> **SHORT EXERCISE**
Copy from the first line below down to and including the line with "Amount of sulf.". Skip the pictures.
-----
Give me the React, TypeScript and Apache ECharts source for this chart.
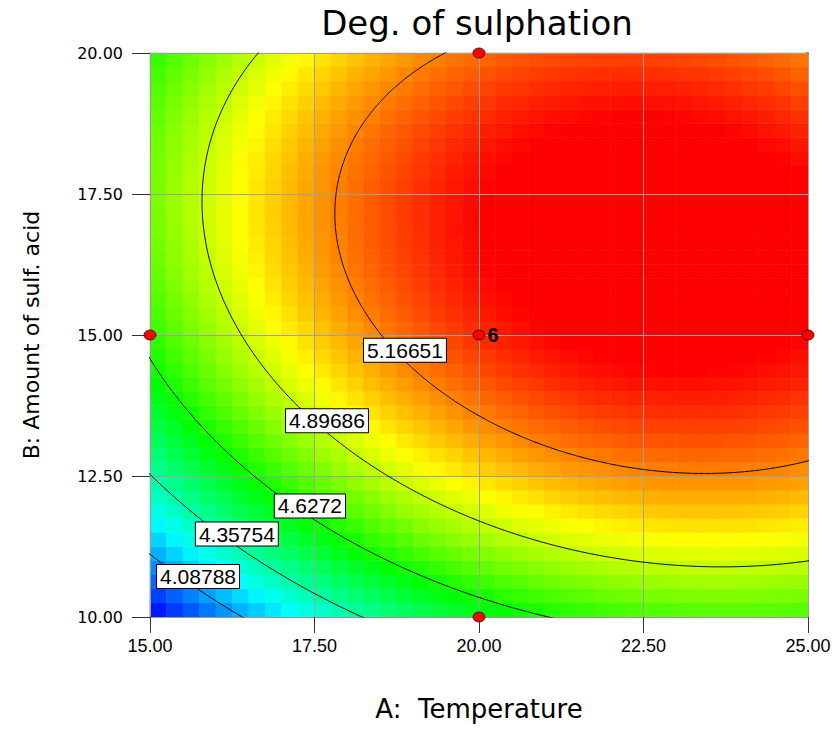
import React, { useEffect, useRef } from "react";
import * as echarts from "echarts";

// ---- texts ----
const titleText = "Deg. of sulphation";
const xAxisName = "A:  Temperature";
const yAxisName = "B: Amount of sulf. acid";

// ---- factor ranges (actual units) ----
const temperatureRange = [15, 25];
const acidRange = [10, 20];
const tickStep = 2.5;

// ---- fitted quadratic response model, coded units (-1..+1) ----
// terms: Intercept, A, B, AB, A^2, B^2
const modelCoefficients = [5.294, 0.345, 0.324, -0.09, -0.284, -0.422];

// ---- colour scale ----
const colorScaleRange = [3.85, 5.36];
const colorStops = ["#0000ff", "#00ffff", "#00ff00", "#ffff00", "#ff0000"];
const gridCells = 40;

// ---- contour levels and where their labels sit ----
const contourLevels = [4.08788, 4.35754, 4.6272, 4.89686, 5.16651];
const contourLabelTemperature = [15.73, 16.32, 17.43, 17.69, 18.875];
const contourLabelAcid = [10.72, 11.47, 11.97, 13.48, 14.73];

// ---- design points ----
const designTemperature = [15, 20, 25, 20, 20];
const designAcid = [15, 20, 15, 10, 15];
const designReplicates = [1, 1, 1, 1, 6];

const cA = (temperatureRange[0] + temperatureRange[1]) / 2;
const hA = (temperatureRange[1] - temperatureRange[0]) / 2;
const cB = (acidRange[0] + acidRange[1]) / 2;
const hB = (acidRange[1] - acidRange[0]) / 2;
const [k0, kA, kB, kAB, kAA, kBB] = modelCoefficients;

function predictCoded(a: number, b: number) {
  return k0 + kA * a + kB * b + kAB * a * b + kAA * a * a + kBB * b * b;
}
function predict(A: number, B: number) {
  return predictCoded((A - cA) / hA, (B - cB) / hB);
}

function buildHeat() {
  const out: number[][] = [];
  const dA = (temperatureRange[1] - temperatureRange[0]) / gridCells;
  const dB = (acidRange[1] - acidRange[0]) / gridCells;
  for (let i = 0; i < gridCells; i++) {
    for (let j = 0; j < gridCells; j++) {
      const A = temperatureRange[0] + (i + 0.5) * dA;
      const B = acidRange[0] + (j + 0.5) * dB;
      out.push([i, j, predict(A, B)]);
    }
  }
  return out;
}

// contours of a quadratic are ellipses around the stationary point
const det = 4 * kAA * kBB - kAB * kAB;
const a0 = (kAB * kB - 2 * kBB * kA) / det;
const b0 = (kAB * kA - 2 * kAA * kB) / det;
const peak = predictCoded(a0, b0);

function buildContour(level: number) {
  const pts: number[][] = [];
  const n = 1440;
  for (let k = 0; k <= n; k++) {
    const t = (2 * Math.PI * k) / n;
    const c = Math.cos(t);
    const s = Math.sin(t);
    const q = kAA * c * c + kAB * c * s + kBB * s * s;
    const r = Math.sqrt((level - peak) / q);
    pts.push([cA + hA * (a0 + r * c), cB + hB * (b0 + r * s)]);
  }
  return pts;
}

export default function App() {
  const ref = useRef<HTMLDivElement>(null);

  useEffect(() => {
    if (!ref.current) return;
    const chart = echarts.init(ref.current, undefined, { renderer: "svg" });
    const cats = Array.from({ length: gridCells }, (_, i) => String(i));

    const contourSeries = contourLevels.map((lv) => ({
      type: "line",
      xAxisIndex: 1,
      yAxisIndex: 1,
      data: buildContour(lv),
      showSymbol: false,
      symbol: "none",
      smooth: false,
      clip: true,
      silent: true,
      z: 4,
      lineStyle: { color: "#000", width: 1 },
    }));

    const option: any = {
      animation: false,
      title: {
        text: titleText,
        left: 477,
        top: 6,
        textAlign: "center",
        padding: 0,
        textStyle: {
          fontFamily: "DejaVu Sans",
          fontSize: 34,
          fontWeight: "normal",
          color: "#000",
        },
      },
      grid: {
        left: 150,
        top: 53,
        width: 658,
        height: 564,
        containLabel: false,
        outerBoundsMode: "none",
      },
      visualMap: {
        type: "continuous",
        show: false,
        seriesIndex: 0,
        dimension: 2,
        min: colorScaleRange[0],
        max: colorScaleRange[1],
        inRange: { color: colorStops },
      },
      xAxis: [
        {
          type: "category",
          gridIndex: 0,
          data: cats,
          show: false,
          position: "bottom",
          boundaryGap: true,
        },
        {
          type: "value",
          gridIndex: 0,
          position: "bottom",
          min: temperatureRange[0],
          max: temperatureRange[1],
          interval: tickStep,
          name: xAxisName,
          nameLocation: "middle",
          nameGap: 79,
          nameTextStyle: { fontFamily: "DejaVu Sans", fontSize: 26, color: "#000" },
          axisLine: { show: true, lineStyle: { color: "#999", width: 1 } },
          axisTick: { show: true, length: 16, lineStyle: { color: "#333", width: 1 } },
          axisLabel: {
            formatter: (v: number) => v.toFixed(2),
            fontFamily: "Liberation Sans",
            fontSize: 18,
            color: "#000",
            margin: 20,
          },
          splitLine: { show: true, lineStyle: { color: "#a0a0a0", width: 1 } },
          z: 3,
        },
      ],
      yAxis: [
        {
          type: "category",
          gridIndex: 0,
          data: cats,
          show: false,
          position: "left",
          boundaryGap: true,
        },
        {
          type: "value",
          gridIndex: 0,
          position: "left",
          min: acidRange[0],
          max: acidRange[1],
          interval: tickStep,
          name: yAxisName,
          nameLocation: "middle",
          nameGap: 108,
          nameRotate: 90,
          nameTextStyle: { fontFamily: "DejaVu Sans", fontSize: 22, color: "#000" },
          axisLine: { show: true, lineStyle: { color: "#999", width: 1 } },
          axisTick: { show: true, length: 18, lineStyle: { color: "#333", width: 1 } },
          axisLabel: {
            formatter: (v: number) => v.toFixed(2),
            fontFamily: "DejaVu Sans",
            fontSize: 16,
            color: "#000",
            margin: 27,
          },
          splitLine: { show: true, lineStyle: { color: "#a0a0a0", width: 1 } },
          z: 3,
        },
      ],
      series: [
        {
          type: "heatmap",
          xAxisIndex: 0,
          yAxisIndex: 0,
          data: buildHeat(),
          z: 1,
          silent: true,
          emphasis: { disabled: true },
        },
        ...contourSeries,
        {
          type: "scatter",
          xAxisIndex: 1,
          yAxisIndex: 1,
          z: 6,
          silent: true,
          symbol: "rect",
          symbolSize: 2,
          itemStyle: { color: "rgba(0,0,0,0)", opacity: 1 },
          clip: false,
          data: contourLevels.map((lv, i) => ({
            value: [contourLabelTemperature[i], contourLabelAcid[i]],
            label: { formatter: String(lv) },
          })),
          label: {
            show: true,
            position: "inside",
            fontFamily: "Liberation Sans",
            fontSize: 21,
            lineHeight: 21,
            color: "#000",
            backgroundColor: "#fff",
            borderColor: "#000",
            borderWidth: 1,
            padding: [2, 3, 0, 3],
          },
        },
        {
          type: "scatter",
          xAxisIndex: 1,
          yAxisIndex: 1,
          z: 8,
          silent: true,
          clip: false,
          symbol: "circle",
          symbolSize: [12, 10],
          itemStyle: { color: "#ff0000", borderColor: "#300", borderWidth: 0.8, opacity: 1 },
          data: designTemperature.map((a, i) => ({
            value: [a, designAcid[i]],
            label: {
              show: designReplicates[i] > 1,
              formatter: String(designReplicates[i]),
            },
          })),
          label: {
            position: "right",
            distance: 2,
            fontFamily: "Liberation Sans",
            fontWeight: "bold",
            fontSize: 20,
            color: "#000",
          },
        },
      ],
    };

    chart.setOption(option);
    return () => chart.dispose();
  }, []);

  return (
    <div
      ref={ref}
      style={{ position: "absolute", left: 0, top: 0, width: 839, height: 740 }}
    />
  );
}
-----
> **TASK SOLUTION**
Give me the React, TypeScript and Apache ECharts source for this chart.
import React, { useEffect, useRef } from "react";
import * as echarts from "echarts";

// ---- texts ----
const titleText = "Deg. of sulphation";
const xAxisName = "A:  Temperature";
const yAxisName = "B: Amount of sulf. acid";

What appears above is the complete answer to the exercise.